-- Start of DATA SEGMENT --

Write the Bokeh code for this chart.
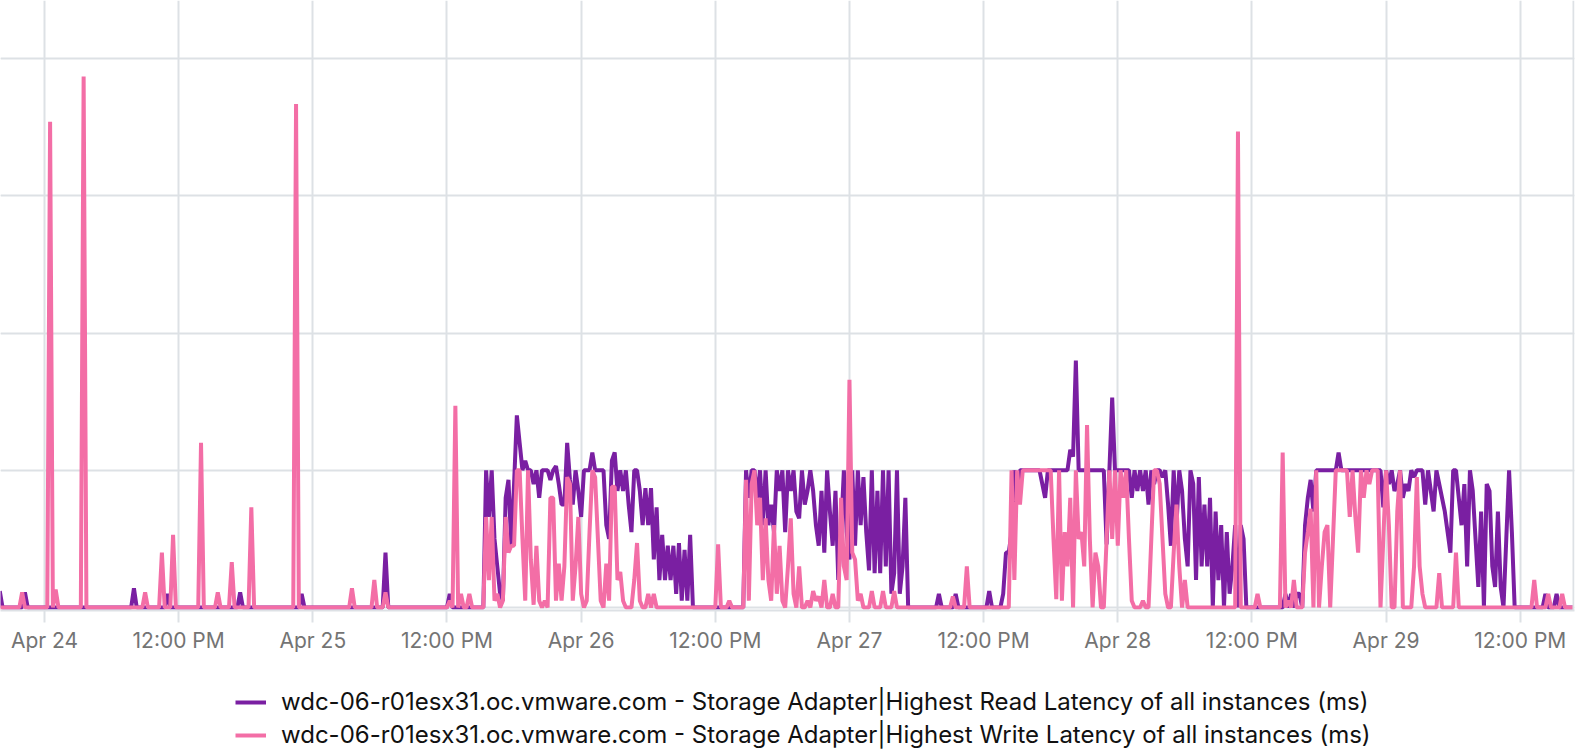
from datetime import datetime, timedelta
from bokeh.plotting import figure
from bokeh.layouts import column
from bokeh.models import ColumnDataSource, FixedTicker, Grid, Legend, LegendItem, Range1d, Span
from bokeh.embed import file_html
from bokeh.resources import INLINE

# ---------------- data (15-minute samples, grid unit = 1) ----------------
HOST = "wdc-06-r01esx31.oc.vmware.com"
read_label = HOST + " - Storage Adapter|Highest Read Latency of all instances (ms)"
write_label = HOST + " - Storage Adapter|Highest Write Latency of all instances (ms)"

tick_labels = ["Apr 24", "12:00 PM", "Apr 25", "12:00 PM", "Apr 26", "12:00 PM",
               "Apr 27", "12:00 PM", "Apr 28", "12:00 PM", "Apr 29", "12:00 PM"]

# Apr 23, from 20:00
read_apr23 = [0.12, 0, 0, 0, 0, 0, 0, 0, 0, 0.11, 0, 0, 0, 0, 0, 0]
write_apr23 = [0, 0, 0, 0, 0, 0, 0, 0, 0.11, 0, 0, 0, 0, 0, 0, 0]

read_apr24 = [
    0, 0, 0, 0, 0, 0, 0, 0, 0, 0, 0, 0, 0, 0, 0, 0,
    0, 0, 0, 0, 0, 0, 0, 0, 0, 0, 0, 0, 0, 0, 0, 0,
    0.14, 0, 0, 0, 0, 0, 0, 0, 0, 0, 0, 0, 0.1, 0, 0, 0,
    0, 0, 0, 0, 0, 0, 0, 0, 0, 0, 0, 0, 0, 0, 0, 0,
    0, 0, 0, 0, 0, 0, 0.11, 0, 0, 0, 0, 0, 0, 0, 0, 0,
    0, 0, 0, 0, 0, 0, 0, 0, 0, 0, 0, 0, 0.1, 0, 0, 0]
write_apr24 = [
    0, 0, 3.54, 0, 0.13, 0, 0, 0, 0, 0, 0, 0, 0, 0, 3.87, 0,
    0, 0, 0, 0, 0, 0, 0, 0, 0, 0, 0, 0, 0, 0, 0, 0,
    0, 0, 0, 0, 0.11, 0, 0, 0, 0, 0, 0.4, 0, 0, 0, 0.53, 0,
    0, 0, 0, 0, 0, 0, 0, 0, 1.2, 0, 0, 0, 0, 0, 0.11, 0,
    0, 0, 0, 0.33, 0, 0, 0, 0, 0, 0, 0.73, 0, 0, 0, 0, 0,
    0, 0, 0, 0, 0, 0, 0, 0, 0, 0, 3.67, 0, 0, 0, 0, 0]

read_apr25 = [
    0, 0, 0, 0, 0, 0, 0, 0, 0, 0, 0, 0, 0, 0, 0, 0,
    0, 0, 0, 0, 0, 0, 0, 0, 0, 0, 0.4, 0, 0, 0, 0, 0,
    0, 0, 0, 0, 0, 0, 0, 0, 0, 0, 0, 0, 0, 0, 0, 0,
    0, 0.1, 0, 0, 0, 0, 0, 0, 0, 0, 0, 0, 0, 0, 1.0, 0.66,
    1.0, 0.5, 0.3, 0.1, 0.05, 0.8, 0.93, 0.45, 0.9, 1.4, 1.2, 1.0, 1.07, 1.0, 1.0, 0.9,
    1.0, 0.8, 1.0, 1.0, 1.0, 0.93, 1.0, 1.03, 0.9, 0.75, 0.75, 1.2, 0.93, 0.75, 1.0, 0.85]
write_apr25 = [
    0, 0, 0, 0, 0, 0, 0, 0, 0, 0, 0, 0, 0, 0, 0.14, 0,
    0, 0, 0, 0, 0, 0, 0.2, 0, 0, 0, 0.11, 0, 0, 0, 0, 0,
    0, 0, 0, 0, 0, 0, 0, 0, 0, 0, 0, 0, 0, 0, 0, 0,
    0, 0.05, 0, 1.47, 0, 0.1, 0, 0, 0.1, 0, 0, 0, 0, 0, 0.66, 0.2,
    0.66, 0.05, 0.1, 0, 0.05, 0.66, 0.4, 0.45, 0.45, 1.0, 1.0, 0.5, 0.05, 1.0, 0.35, 0.02,
    0.45, 0.05, 0, 0.05, 0, 0.8, 0.8, 0.05, 0.32, 0.05, 0.3, 0.95, 0.9, 0.05, 0.3, 0.66]

read_apr26 = [
    0.66, 1.0, 1.0, 1.0, 1.13, 1.0, 1.0, 1.0, 1.0, 0.6, 0.5, 1.07, 1.13, 0.85, 1.0, 0.85,
    1.0, 0.75, 0.55, 1.0, 1.0, 0.85, 0.6, 0.87, 0.6, 0.87, 0.35, 0.73, 0.2, 0.53, 0.2, 0.45,
    0.2, 0.45, 0.1, 0.47, 0.05, 0.42, 0.05, 0.53, 0, 0, 0, 0, 0, 0, 0, 0,
    0, 0, 0, 0, 0, 0, 0, 0, 0, 0, 0, 1.0, 0.8, 1.0, 1.0, 0.8,
    1.0, 0.6, 1.0, 0.6, 0.75, 0.55, 1.0, 0.85, 1.0, 0.55, 1.0, 0.85, 1.0, 0.7, 0.65, 1.0,
    0.75, 0.85, 1.0, 0.85, 0.6, 0.45, 0.85, 0.4, 1.0, 0.7, 0.45, 0.85, 0.2, 0.55, 1.0, 0.55]
write_apr26 = [
    0.1, 0, 0.05, 0.55, 1.0, 0.95, 0.5, 0.05, 0, 0.32, 0.05, 0.88, 0.88, 0.2, 0.26, 0.05,
    0, 0, 0, 0.2, 0.47, 0.05, 0, 0, 0.1, 0, 0.1, 0, 0, 0, 0, 0,
    0, 0, 0, 0, 0, 0, 0, 0, 0, 0, 0, 0, 0, 0, 0, 0,
    0, 0.46, 0, 0, 0, 0.05, 0, 0, 0, 0, 0, 0.93, 0.05, 0.9, 1.0, 0.6,
    0.8, 0.2, 0.65, 0.2, 0.05, 0.6, 0.1, 0.45, 0.05, 0, 0.3, 0.65, 0.1, 0, 0.3, 0,
    0, 0.05, 0, 0.12, 0.05, 0.08, 0, 0.2, 0, 0, 0.1, 0, 0, 0.8, 0.3, 0.2]

read_apr27 = [
    0.35, 1.0, 0.45, 1.0, 0.6, 0.95, 0.55, 0.27, 1.0, 0.25, 0.85, 0.25, 1.0, 0.3, 1.0, 0.1,
    0.25, 1.0, 0.1, 0.3, 0.8, 0, 0, 0, 0, 0, 0, 0, 0, 0, 0, 0,
    0.1, 0, 0, 0, 0, 0, 0.1, 0, 0, 0, 0, 0, 0, 0, 0, 0,
    0, 0, 0.12, 0, 0, 0, 0, 0.1, 0.4, 0.4, 0.55, 1.0, 0.85, 1.0, 1.0, 1.0,
    1.0, 1.0, 1.0, 1.0, 1.0, 0.9, 0.8, 1.0, 1.0, 1.0, 1.0, 1.0, 1.0, 1.0, 1.0, 1.15,
    1.1, 1.8, 1.0, 1.0, 1.0, 1.0, 1.0, 1.0, 1.0, 1.0, 1.0, 1.0, 0.46, 1.0, 1.53, 1.0]
write_apr27 = [
    1.66, 0.4, 0.35, 0.05, 0.1, 0, 0, 0, 0.12, 0, 0, 0, 0.12, 0, 0, 0,
    0.12, 0, 0, 0, 0, 0, 0, 0, 0, 0, 0, 0, 0, 0, 0, 0,
    0, 0, 0, 0, 0, 0.08, 0, 0, 0, 0, 0.3, 0, 0, 0, 0, 0,
    0, 0, 0, 0, 0, 0, 0, 0, 0, 0, 1.0, 0.2, 1.0, 0.75, 1.0, 1.0,
    1.0, 1.0, 1.0, 1.0, 1.0, 1.0, 1.0, 1.0, 1.0, 0.5, 0.06, 1.0, 0.05, 0.55, 0.3, 0.8,
    0, 1.0, 0.5, 0.55, 0.3, 1.33, 0.5, 0, 0.4, 0.3, 0, 0, 0.5, 1.0, 0.5, 1.0]

read_apr28 = [
    1.0, 1.0, 1.0, 1.0, 1.0, 0.8, 1.0, 0.85, 1.0, 0.85, 1.0, 0.75, 1.0, 0.9, 1.0, 1.0,
    0.95, 1.0, 0.75, 0.45, 1.0, 0.6, 1.0, 0.85, 0.5, 0.3, 1.0, 0.9, 0.2, 0.95, 0.3, 0.75,
    0.3, 0.8, 0, 0.7, 0.2, 0.6, 0, 0.55, 0.1, 0.3, 0.6, 0, 0.6, 0.5, 0, 0,
    0, 0, 0, 0, 0, 0, 0, 0, 0, 0, 0, 0, 0.1, 0, 0.1, 0,
    0.1, 0.1, 0, 0.6, 0.8, 0.93, 0.7, 1.0, 1.0, 1.0, 1.0, 1.0, 1.0, 1.0, 1.0, 1.13,
    1.0, 1.0, 1.0, 1.0, 1.0, 1.0, 1.0, 1.0, 1.0, 1.0, 1.0, 1.0, 1.0, 1.0, 1.0, 0.73]
write_apr28 = [
    0.45, 1.0, 0.8, 1.0, 0.5, 0.05, 0, 0, 0, 0.05, 0, 0, 0.5, 1.0, 1.0, 0.9,
    0.5, 0.1, 0, 0, 0.4, 0.75, 0.3, 0, 0.2, 0, 0, 0, 0, 0, 0, 0,
    0, 0, 0, 0, 0, 0, 0, 0, 0, 0, 0, 3.47, 0, 0, 0, 0,
    0, 0, 0.1, 0, 0, 0, 0, 0, 0, 0, 0, 1.13, 0, 0.05, 0, 0.2,
    0, 0, 0, 0.4, 0.55, 0.72, 0, 1.0, 0, 0.3, 0.55, 0.6, 0, 0.5, 1.0, 1.0,
    1.0, 1.0, 1.0, 0.66, 1.0, 0.66, 0.4, 1.0, 0.8, 1.0, 0.9, 1.0, 1.0, 1.0, 0, 0.5]

# Apr 29, until 16:45
read_apr29 = [
    1.0, 0.9, 1.0, 0.85, 0.9, 1.0, 0.8, 0.9, 0.85, 1.0, 0.95, 1.0, 1.0, 1.0, 0.75, 1.0,
    0.85, 0.7, 1.0, 0.9, 0.8, 0.7, 0.55, 0.4, 1.0, 1.0, 0.8, 0.6, 0.9, 0.3, 1.0, 0.85,
    0.5, 0.15, 0.7, 0, 0.9, 0.85, 0.3, 0.15, 0.7, 0.15, 0, 0.5, 1.0, 0.55, 0, 0,
    0, 0, 0, 0, 0, 0, 0, 0, 0, 0.1, 0, 0, 0, 0.1, 0, 0,
    0, 0, 0, 0]
write_apr29 = [
    1.0, 0.6, 0, 0, 0.7, 1.0, 0, 0, 0, 0, 0.3, 0.95, 0.3, 0.1, 0, 0,
    0, 0, 0, 0.25, 0, 0, 0, 0, 0, 0.4, 0, 0, 0, 0, 0, 0,
    0, 0, 0, 0, 0, 0, 0, 0, 0, 0, 0, 0, 0, 0, 0, 0,
    0, 0, 0, 0, 0, 0.2, 0, 0, 0, 0, 0.1, 0, 0, 0, 0, 0.1,
    0, 0, 0, 0]

day_starts = [datetime(2023, 4, 23, 20, 0), datetime(2023, 4, 24), datetime(2023, 4, 25),
              datetime(2023, 4, 26), datetime(2023, 4, 27), datetime(2023, 4, 28),
              datetime(2023, 4, 29)]
read_days = [read_apr23, read_apr24, read_apr25, read_apr26, read_apr27, read_apr28, read_apr29]
write_days = [write_apr23, write_apr24, write_apr25, write_apr26, write_apr27, write_apr28, write_apr29]

# ---------------- assemble ----------------
EPOCH = datetime(1970, 1, 1)


def ms(d):
    return (d - EPOCH).total_seconds() * 1000.0


t, rv, wv = [], [], []
for start, rd, wd in zip(day_starts, read_days, write_days):
    assert len(rd) == len(wd)
    for k in range(len(rd)):
        t.append(ms(start + timedelta(minutes=15 * k)))
        rv.append(rd[k])
        wv.append(wd[k])

tick_times = [datetime(2023, 4, 24) + timedelta(hours=12 * k) for k in range(len(tick_labels))]

PURPLE = "#7a1fa2"
PINK = "#f36ea6"
GRID = "#dde1e5"
FONT = "Inter"
LW = 4

PX_PER_HOUR = 11.18
FRAME_W, FRAME_H = 1574, 610
x_start = tick_times[0] - timedelta(hours=44 / PX_PER_HOUR)
x_end = x_start + timedelta(hours=FRAME_W / PX_PER_HOUR)
PX_PER_UNIT = 137.2
y_start = -3 / PX_PER_UNIT
y_end = (FRAME_H - 3) / PX_PER_UNIT

p = figure(frame_width=FRAME_W, frame_height=FRAME_H, x_axis_type="datetime",
           y_axis_location=None,
           x_range=Range1d(ms(x_start), ms(x_end)), y_range=Range1d(y_start, y_end),
           output_backend="svg", toolbar_location=None,
           min_border_left=0, min_border_right=2, min_border_top=0, min_border_bottom=60)
p.outline_line_color = None
p.background_fill_color = "white"
p.border_fill_color = "white"

p.add_layout(Grid(dimension=1, ticker=FixedTicker(ticks=[0, 1, 2, 3, 4]),
                  grid_line_color=GRID, grid_line_width=2))

ax = p.xaxis[0]
ax.ticker = FixedTicker(ticks=[ms(d) for d in tick_times])
ax.major_label_overrides = {ms(d): lab for d, lab in zip(tick_times, tick_labels)}
ax.minor_tick_line_color = None
ax.major_tick_in = 0
ax.major_tick_out = 12
ax.major_tick_line_color = GRID
ax.major_tick_line_width = 2
ax.axis_line_color = GRID
ax.axis_line_width = 2
ax.major_label_text_font = FONT
ax.major_label_text_font_size = "21px"
ax.major_label_text_color = "#747474"
ax.major_label_standoff = 5
p.xgrid.grid_line_color = GRID
p.xgrid.grid_line_width = 2

edge = x_start + timedelta(hours=(FRAME_W - 1) / PX_PER_HOUR)
p.add_layout(Span(location=ms(edge), dimension="height", line_color=GRID, line_width=2))

src = ColumnDataSource(dict(t=t, read=rv, write=wv))
r_read = p.line("t", "read", source=src, line_color=PURPLE, line_width=LW)
r_write = p.line("t", "write", source=src, line_color=PINK, line_width=LW)

# ---------------- legend strip below the chart ----------------
# same series, drawn in a strip whose ranges keep them out of view, so only the legend shows
lf = figure(width=1576, height=86, x_range=Range1d(0, 1), y_range=Range1d(0, 1),
            x_axis_location=None, y_axis_location=None, output_backend="svg",
            toolbar_location=None, min_border=0)
lf.outline_line_color = None
lf.grid.visible = False
lf_read = lf.line("t", "read", source=src, line_color=PURPLE, line_width=LW)
lf_write = lf.line("t", "write", source=src, line_color=PINK, line_width=LW)
legend = Legend(items=[LegendItem(label=read_label, renderers=[lf_read]),
                       LegendItem(label=write_label, renderers=[lf_write])],
                location=(235, 7), orientation="vertical", margin=0, padding=0, spacing=4,
                glyph_width=31, glyph_height=26, label_height=26, label_standoff=15,
                label_text_font=FONT, label_text_font_size="24px", label_text_color="#111111",
                border_line_color=None, background_fill_alpha=0)
lf.add_layout(legend, "center")

layout = column(p, lf, spacing=0)
open("out.html", "w").write(file_html(layout, INLINE))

-- End of DATA SEGMENT --

• **GOAL**
Give again, word for word, every line from the top of the data through the line with "write_label = HOST", both ends included, and exclude the pictures.

• **WRITTEN ANSWER**
Write the Bokeh code for this chart.
from datetime import datetime, timedelta
from bokeh.plotting import figure
from bokeh.layouts import column
from bokeh.models import ColumnDataSource, FixedTicker, Grid, Legend, LegendItem, Range1d, Span
from bokeh.embed import file_html
from bokeh.resources import INLINE

# ---------------- data (15-minute samples, grid unit = 1) ----------------
HOST = "wdc-06-r01esx31.oc.vmware.com"
read_label = HOST + " - Storage Adapter|Highest Read Latency of all instances (ms)"
write_label = HOST + " - Storage Adapter|Highest Write Latency of all instances (ms)"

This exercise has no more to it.